begin

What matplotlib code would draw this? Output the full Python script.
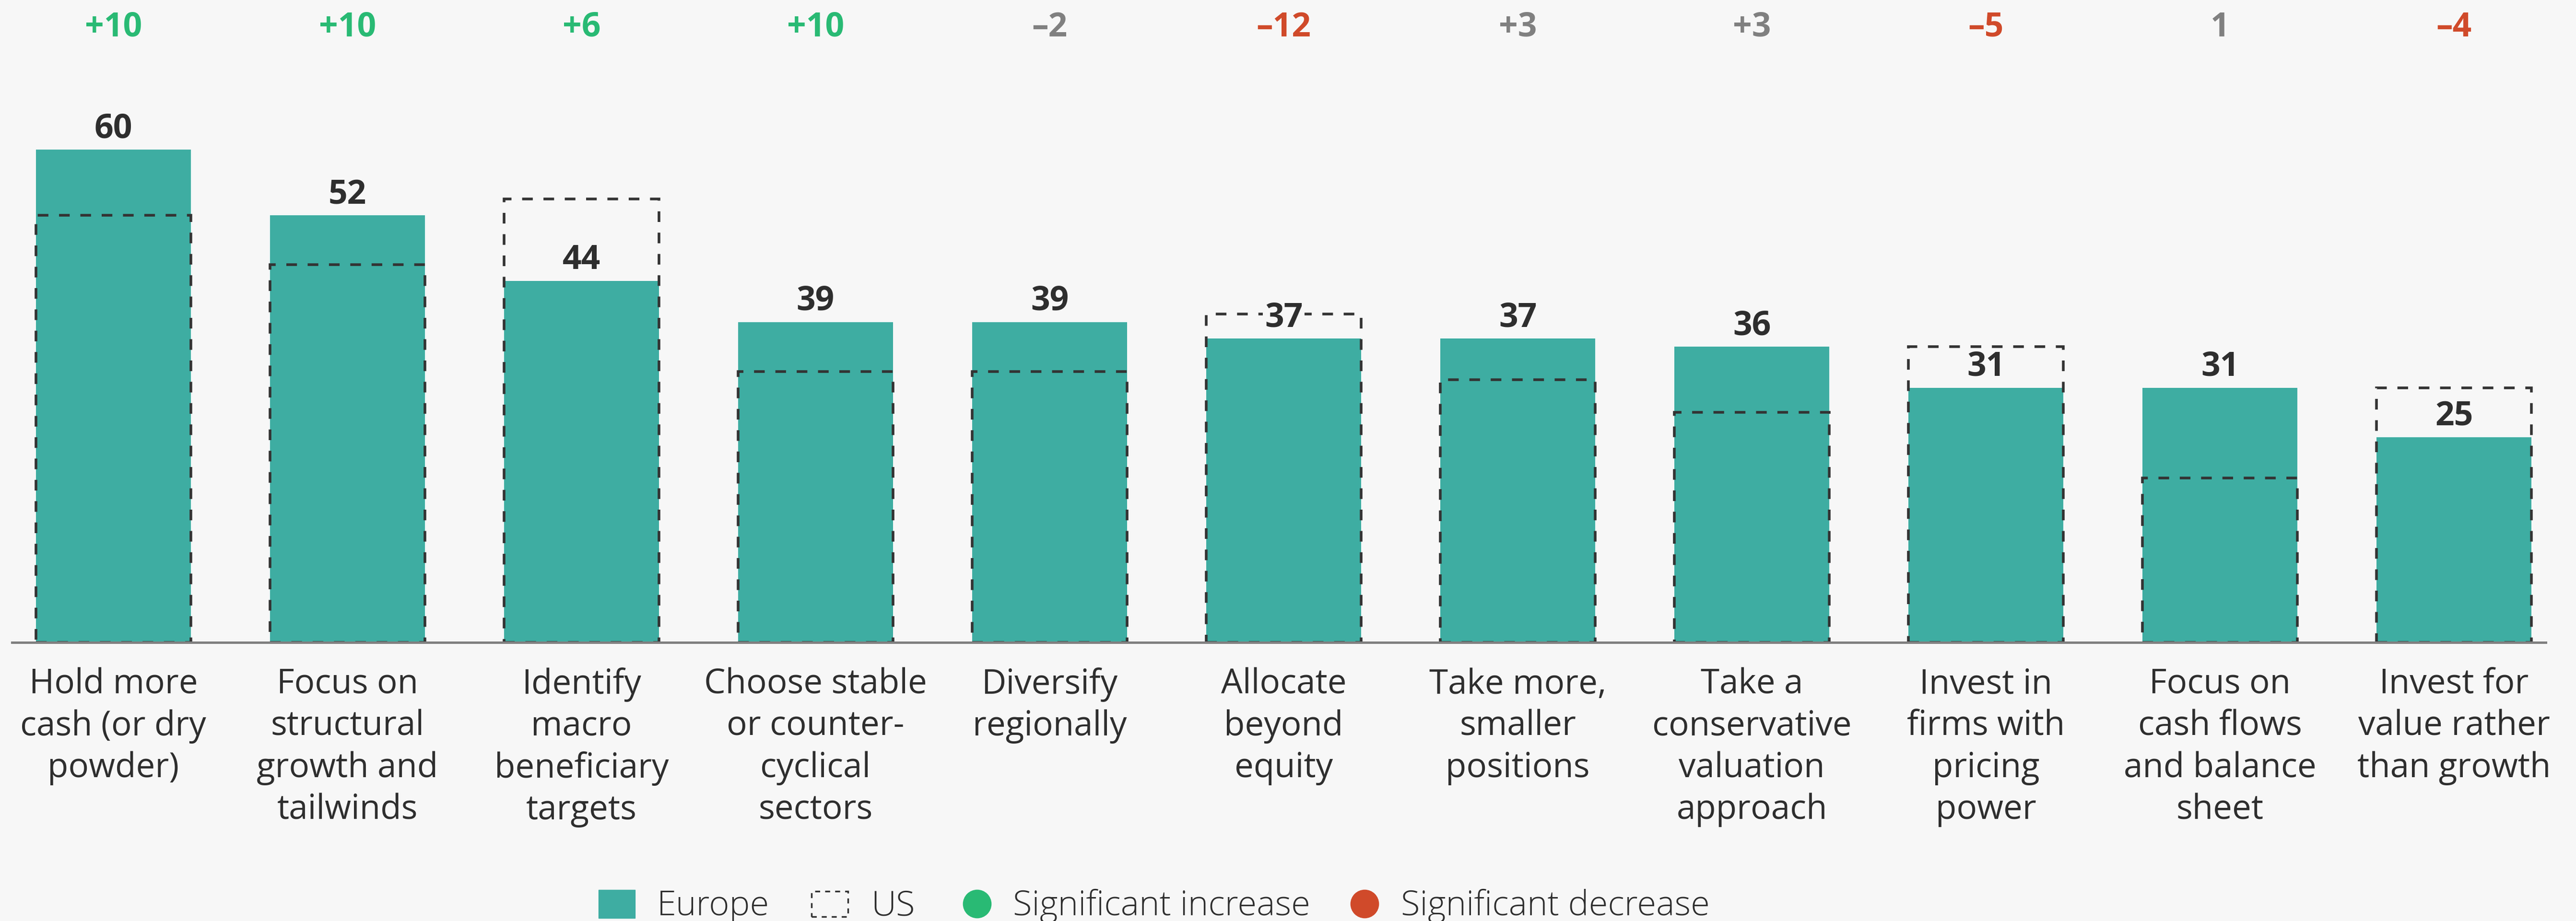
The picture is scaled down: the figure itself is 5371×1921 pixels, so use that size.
import numpy as np
import matplotlib
matplotlib.use("Agg")
import matplotlib.pyplot as plt
from matplotlib.transforms import blended_transform_factory
from matplotlib.patches import Rectangle
from matplotlib.lines import Line2D

# Share of investors per strategy: Europe (bars) vs US (dashed outline)
categories = [
    "Hold more\ncash (or dry\npowder)",
    "Focus on\nstructural\ngrowth and\ntailwinds",
    "Identify\nmacro\nbeneficiary\ntargets",
    "Choose stable\nor counter-\ncyclical\nsectors",
    "Diversify\nregionally",
    "Allocate\nbeyond\nequity",
    "Take more,\nsmaller\npositions",
    "Take a\nconservative\nvaluation\napproach",
    "Invest in\nfirms with\npricing\npower",
    "Focus on\ncash flows\nand balance\nsheet",
    "Invest for\nvalue rather\nthan growth",
]
europe = [60, 52, 44, 39, 39, 37, 37, 36, 31, 31, 25]
us = [52, 46, 54, 33, 33, 40, 32, 28, 36, 20, 31]
change = ["+10", "+10", "+6", "+10", "\u20132", "\u201312", "+3", "+3", "\u20135", "1", "\u20134"]
signif = ["up", "up", "up", "up", "", "down", "", "", "down", "", "down"]

BG = "#f7f7f7"
TEAL = "#3eada2"
DARK = "#2e2e2e"
GREEN = "#29ba74"
RED = "#d04a2a"
GREY = "#808080"
sig_color = {"up": GREEN, "down": RED, "": GREY}

plt.rcParams["font.family"] = ["Open Sans", "DejaVu Sans"]

W, H = 5371, 1921
fig = plt.figure(figsize=(W / 100, H / 100), dpi=100, facecolor=BG)
# axes placed in pixel terms: baseline at y=1340, 60 units = 1028 px
ax = fig.add_axes([25 / W, 1 - 1340 / H, (5308 - 25) / W, 1028 / H])
ax.set_facecolor(BG)

x = np.arange(len(categories))
width = 0.662
ax.bar(x, europe, width, color=TEAL, zorder=2)
ax.bar(x, us, width, facecolor="none", edgecolor="#333333", linewidth=4,
       linestyle=(0, (4, 4)), zorder=3)

ax.set_xlim(-0.433, 10.392)
ax.set_ylim(0, 60)
for s in ["top", "left", "right"]:
    ax.spines[s].set_visible(False)
ax.spines["bottom"].set_color(GREY)
ax.spines["bottom"].set_linewidth(3.6)
ax.spines["bottom"].set_zorder(5)
ax.set_xticks([])
ax.set_yticks([])

# value labels above the Europe bars; the background box breaks the
# dashed US outline where the two meet
for xi, v in zip(x, europe):
    ax.annotate(str(v), (xi, v), xytext=(0, 18), textcoords="offset points",
                ha="center", va="baseline", fontsize=50, fontweight="bold",
                color=DARK, zorder=6,
                bbox=dict(facecolor=BG, edgecolor="none", pad=3))

# change row along the top
trans = blended_transform_factory(ax.transData, fig.transFigure)
for xi, c, s in zip(x, change, signif):
    ax.text(xi, 1 - 76 / H, c, transform=trans, ha="center", va="baseline",
            fontsize=50, fontweight="bold", color=sig_color[s])

# category labels under the axis
for xi, lab in zip(x, categories):
    ax.text(xi, 1 - 1392 / H, lab, transform=trans, ha="center", va="top",
            fontsize=51, color=DARK, linespacing=1.29)

# legend row
def fx(px):
    return px / W

def fy(py):
    return 1 - py / H

fig.add_artist(Rectangle((fx(1248), fy(1915)), fx(76), 59 / H,
                         transform=fig.transFigure, color=TEAL))
fig.add_artist(Rectangle((fx(1692), fy(1912)), fx(76), 53 / H,
                         transform=fig.transFigure, facecolor="none",
                         edgecolor="#333333", linewidth=2.5,
                         linestyle=(0, (3, 3))))
fig.add_artist(Line2D([fx(2037)], [fy(1885)], marker="o", markersize=42,
                      color=GREEN, transform=fig.transFigure))
fig.add_artist(Line2D([fx(2845)], [fy(1885)], marker="o", markersize=42,
                      color=RED, transform=fig.transFigure))
for px, txt in [(1370, "Europe"), (1816, "US"), (2112, "Significant increase"),
                (2921, "Significant decrease")]:
    fig.text(fx(px), fy(1909), txt, ha="left", va="baseline", fontsize=52,
             fontweight="light", color=DARK)

fig.savefig("out.png", dpi=100, facecolor=BG)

end

• WHAT TO WORK ON
Make an exact transcription of the lines from the line with "The picture is" through the line with "from matplotlib.lines import Line2D", inclusive, omitting all others.

• RESULT OF THIS EXERCISE
The picture is scaled down: the figure itself is 5371×1921 pixels, so use that size.
import numpy as np
import matplotlib
matplotlib.use("Agg")
import matplotlib.pyplot as plt
from matplotlib.transforms import blended_transform_factory
from matplotlib.patches import Rectangle
from matplotlib.lines import Line2D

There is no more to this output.